The BOA's ban will prevent former European sprint champion Dwain Chambers competing in next year's London Games.
Chambers has been considering taking legal action after American Olympic 400m champion LaShawn Merritt overturned an International Olympic Committee rule which would have barred him from the Games.
Merritt, who has served a 21-month drugs ban, can compete in London after the Court of Arbitration for Sport ruled that an IOC rule excluding athletes with bans of six months or more from the next Olympic Games was unfair because it amounted to a second sanction.
Speaking at a International Federations forum in Lausanne ahead of a BOA executive meeting on Wednesday, Moynihan said the association's eligibility byelaw was distinct from the IOC rule and did not constitute an additional sanction. He added the "toughest sanctions" should apply to illicit doping.

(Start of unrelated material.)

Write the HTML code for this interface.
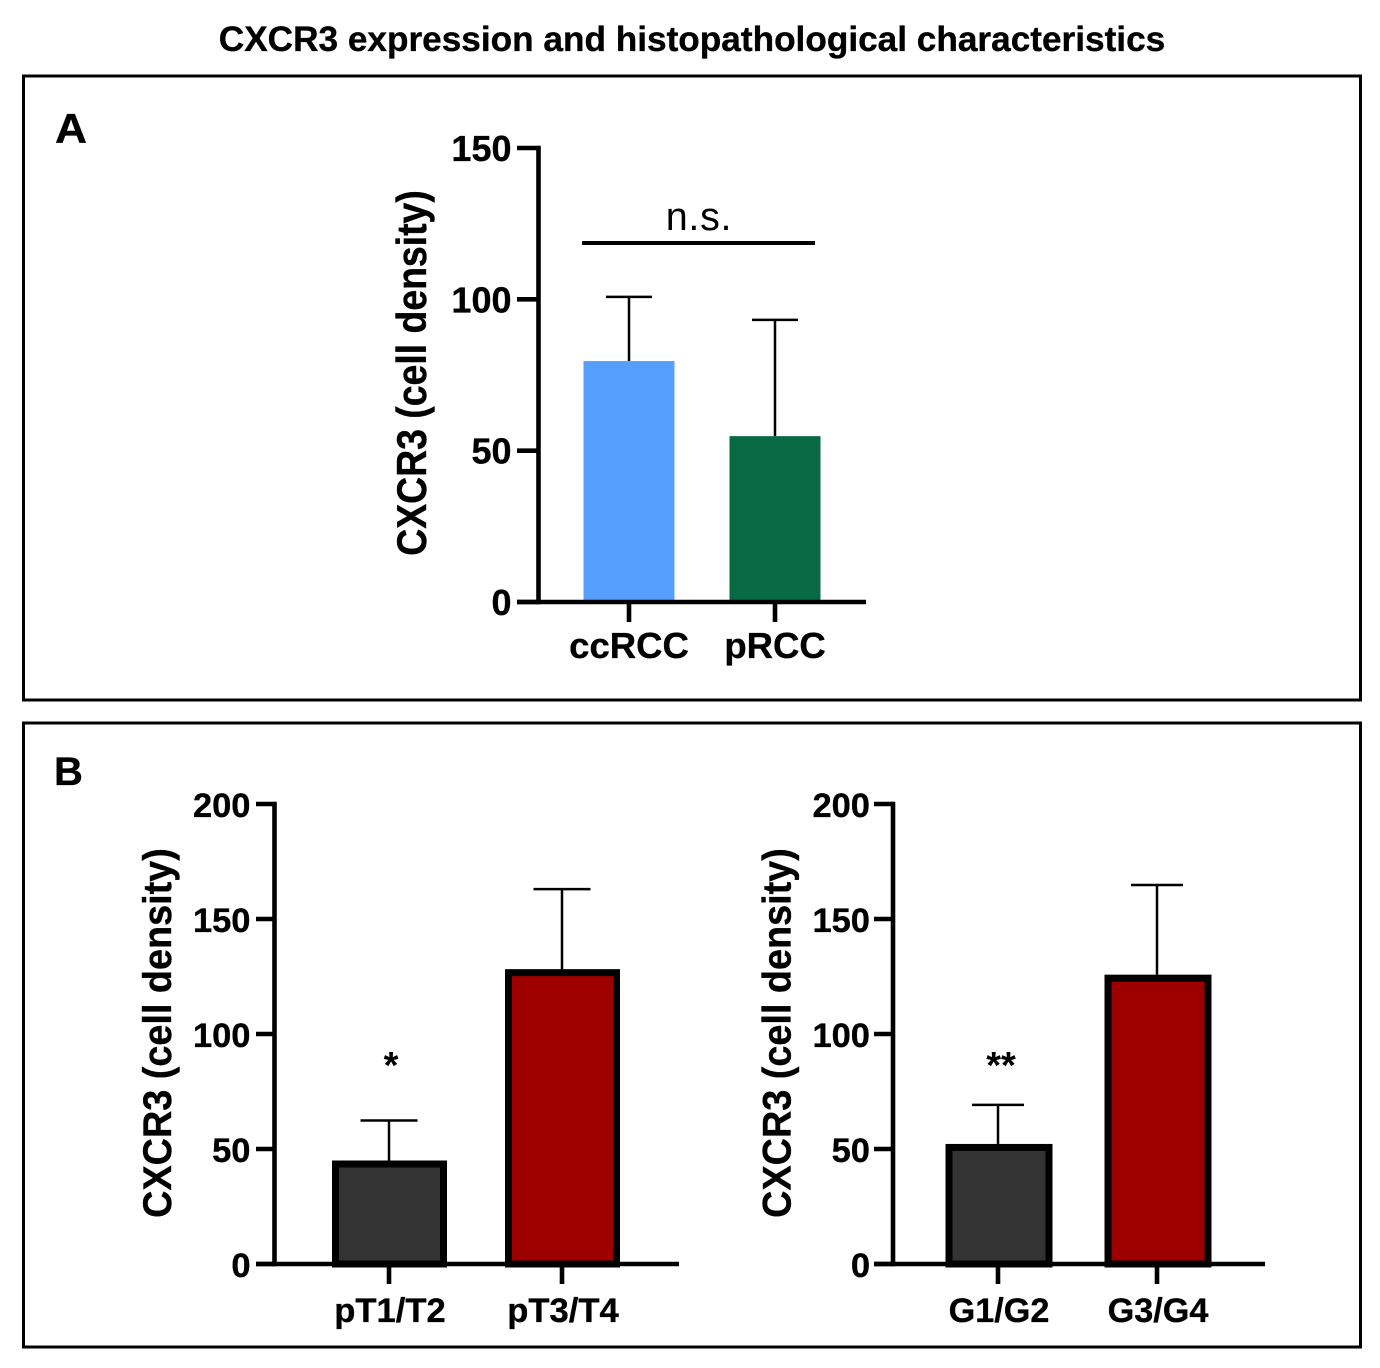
<!DOCTYPE html>
<html lang="en">
<head>
<meta charset="utf-8">
<title>CXCR3 expression and histopathological characteristics</title>
<style>
html,body{margin:0;padding:0;background:#fff;}
svg{display:block;}
text{font-family:"Liberation Sans",Arial,sans-serif;fill:#000;}
text.heavy{stroke:#000;stroke-width:0.35px;}
</style>
</head>
<body>
<svg id="figure" xmlns="http://www.w3.org/2000/svg" width="1380" height="1368" viewBox="0 0 1380 1368">
  <rect x="0" y="0" width="1380" height="1368" fill="#fff"/>
  <text class="heavy" x="692" y="51" font-size="35.2" font-weight="700" text-anchor="middle">CXCR3 expression and histopathological characteristics</text>
  <rect x="23.5" y="76" width="1337" height="624" fill="none" stroke="#000" stroke-width="3"/>
  <rect x="23.5" y="723" width="1337" height="624" fill="none" stroke="#000" stroke-width="3"/>
  <text class="heavy" x="55" y="143" font-size="42" font-weight="700" textLength="32" lengthAdjust="spacingAndGlyphs">A</text>
  <text class="heavy" x="54" y="785" font-size="40" font-weight="700">B</text>
  <g id="chart-a"></g>
  <g id="chart-b1"></g>
  <g id="chart-b2"></g>
  <line x1="582" y1="243" x2="815" y2="243" stroke="#000" stroke-width="4"/>
  <text x="699" y="230" font-size="39.5" letter-spacing="0.7" text-anchor="middle">n.s.</text>
  <text x="391" y="1078" font-size="38" font-weight="700" text-anchor="middle">*</text>
  <text x="1001" y="1078" font-size="38" font-weight="700" text-anchor="middle">**</text>
</svg>
<script>
// Panel A data
var histologyCategories = ['ccRCC', 'pRCC'];
var histologyMeans = [79.6, 54.8];
var histologyErrorTops = [100.8, 93.2];
var histologyTicks = [0, 50, 100, 150];

// Panel B, stage data
var stageCategories = ['pT1/T2', 'pT3/T4'];
var stageMeans = [45, 128.2];
var stageErrorTops = [62.4, 163];
var stageTicks = [0, 50, 100, 150, 200];

// Panel B, grade data
var gradeCategories = ['G1/G2', 'G3/G4'];
var gradeMeans = [52.2, 125.8];
var gradeErrorTops = [69.2, 164.8];
var gradeTicks = [0, 50, 100, 150, 200];

var SVG_NS = 'http://www.w3.org/2000/svg';

function makeLine(parent, x1, y1, x2, y2, width) {
  var l = document.createElementNS(SVG_NS, 'line');
  l.setAttribute('x1', x1);
  l.setAttribute('y1', y1);
  l.setAttribute('x2', x2);
  l.setAttribute('y2', y2);
  l.setAttribute('stroke', '#000');
  l.setAttribute('stroke-width', width);
  parent.appendChild(l);
  return l;
}

function makeText(parent, str, x, y, size, anchor) {
  var t = document.createElementNS(SVG_NS, 'text');
  t.setAttribute('x', x);
  t.setAttribute('y', y);
  t.setAttribute('font-size', size);
  t.setAttribute('font-weight', '700');
  t.setAttribute('text-anchor', anchor);
  t.setAttribute('class', 'heavy');
  t.textContent = str;
  parent.appendChild(t);
  return t;
}

function drawChart(id, categories, means, errorTops, ticks, o) {
  var g = document.getElementById(id);
  var maxTick = ticks[ticks.length - 1];
  function yScale(v) { return o.y0 - (v / maxTick) * (o.y0 - o.yTop); }
  function xScale(i) { return o.xFirst + i * o.xStep; }

  categories.forEach(function (cat, i) {
    var cx = xScale(i);
    var top = yScale(errorTops[i]);
    var stem = makeLine(g, cx, top, cx, yScale(means[i]), o.errWidth);
    
    
    var cap = makeLine(g, cx - o.capHalf, top, cx + o.capHalf, top, o.errWidth);
    
    

    var inset = o.border / 2;
    var barTop = yScale(means[i]);
    var bar = document.createElementNS(SVG_NS, 'rect');
    bar.setAttribute('x', cx + o.barShift - o.barWidth / 2 + inset);
    bar.setAttribute('y', barTop + inset);
    bar.setAttribute('width', o.barWidth - o.border);
    bar.setAttribute('height', Math.max(0, o.y0 - barTop - inset));
    bar.setAttribute('fill', o.colors[i]);
    if (o.border > 0) {
      bar.setAttribute('stroke', '#000');
      bar.setAttribute('stroke-width', o.border);
    }
    
    
    g.appendChild(bar);

    var xTick = makeLine(g, cx, o.y0, cx, o.y0 + o.xTickLen, o.axisWidth);
    
    

    var label = makeText(g, cat, cx + o.labelShift, o.xLabelY, o.xLabelSize, 'middle');
    
    
  });

  var yAxis = makeLine(g, o.xAxis, o.yTop - o.axisWidth / 2, o.xAxis, o.y0 + o.axisWidth / 2, o.axisWidth);
  
  
  var xAxis = makeLine(g, o.tickStart, o.y0, o.xEnd, o.y0, o.axisWidth);
  
  

  ticks.forEach(function (v) {
    var y = yScale(v);
    var tick = makeLine(g, o.tickStart, y, o.xAxis, y, o.axisWidth);
    
    
    var label = makeText(g, String(v), o.tickLabelX, y + 13, o.tickSize, 'end');
    
    
  });

  var title = makeText(g, 'CXCR3 (cell density)', 0, 0, o.titleSize, 'middle');
  title.setAttribute('transform', 'translate(' + o.titleX + ',' + o.titleY + ') rotate(-90) scale(1,' + o.titleStretch + ')');
  
  
}

drawChart('chart-a', histologyCategories, histologyMeans, histologyErrorTops, histologyTicks, {
  y0: 602, yTop: 148, xFirst: 629, xStep: 146, barShift: 0, barWidth: 91, border: 0,
  capHalf: 23, errWidth: 2.5, axisWidth: 4.6, xAxis: 538.5, tickStart: 517, xEnd: 866, xTickLen: 20,
  xLabelY: 658, xLabelSize: 36.5, labelShift: 0, tickLabelX: 511.5, tickSize: 36,
  titleX: 426, titleY: 373, titleSize: 37.4, titleStretch: 1.12, colors: ['#579fff', '#086a45']
});

drawChart('chart-b1', stageCategories, stageMeans, stageErrorTops, stageTicks, {
  y0: 1264, yTop: 804, xFirst: 389, xStep: 173, barShift: 0.5, barWidth: 115, border: 7,
  capHalf: 28.5, errWidth: 2.5, axisWidth: 4.6, xAxis: 274.5, tickStart: 256, xEnd: 679, xTickLen: 20,
  xLabelY: 1322, xLabelSize: 34.6, labelShift: 1, tickLabelX: 250.5, tickSize: 34.5,
  titleX: 171, titleY: 1033, titleSize: 37.8, titleStretch: 1.05, colors: ['#333333', '#9e0000']
});

drawChart('chart-b2', gradeCategories, gradeMeans, gradeErrorTops, gradeTicks, {
  y0: 1264, yTop: 804, xFirst: 998, xStep: 159, barShift: 1, barWidth: 107, border: 7,
  capHalf: 26, errWidth: 2.5, axisWidth: 4.6, xAxis: 893, tickStart: 874, xEnd: 1265, xTickLen: 20,
  xLabelY: 1322, xLabelSize: 34.2, labelShift: 1, tickLabelX: 870, tickSize: 34.5,
  titleX: 790.5, titleY: 1033, titleSize: 37.8, titleStretch: 1.05, colors: ['#333333', '#9e0000']
});
</script>
</body>
</html>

"In recent days, much has been made of the fact that there is no room for redemption in the BOA's lifetime ban," he said.
"However, I believe we need to ask where in this case is the redemption for the clean athlete denied selection by a competitor who has knowingly cheated, taking the whole 'enchilada' of drugs?
"There is no national team kit for that clean athlete. No redemption for him. And what is worse the cheat, possibly with a lifelong benefit of a course of growth hormones and other drugs, is back again."
Moynihan said despite spending hundreds of millions of dollars in the 10 years since its creation, WADA had been unable to achieve its objectives.
"I would urge WADA to reduce the cost of testing. I hope it will turn to intelligence testing. It must speed up its processes. It must go after the doctors, the coaches, and the entourage who aid and abet the cheats," he said.
"The system put in place by WADA has failed to catch the major drug cheats of our time. The likes of Marion Jones, many cyclists and the BALCO operation are only a few of those who have been tracked down and prosecuted not by WADA but by law enforcement officers.
"So now is a time for change, now is a time for informed review, and now is a time to refocus on our drive to identify those who knowingly cheat their fellow competitors."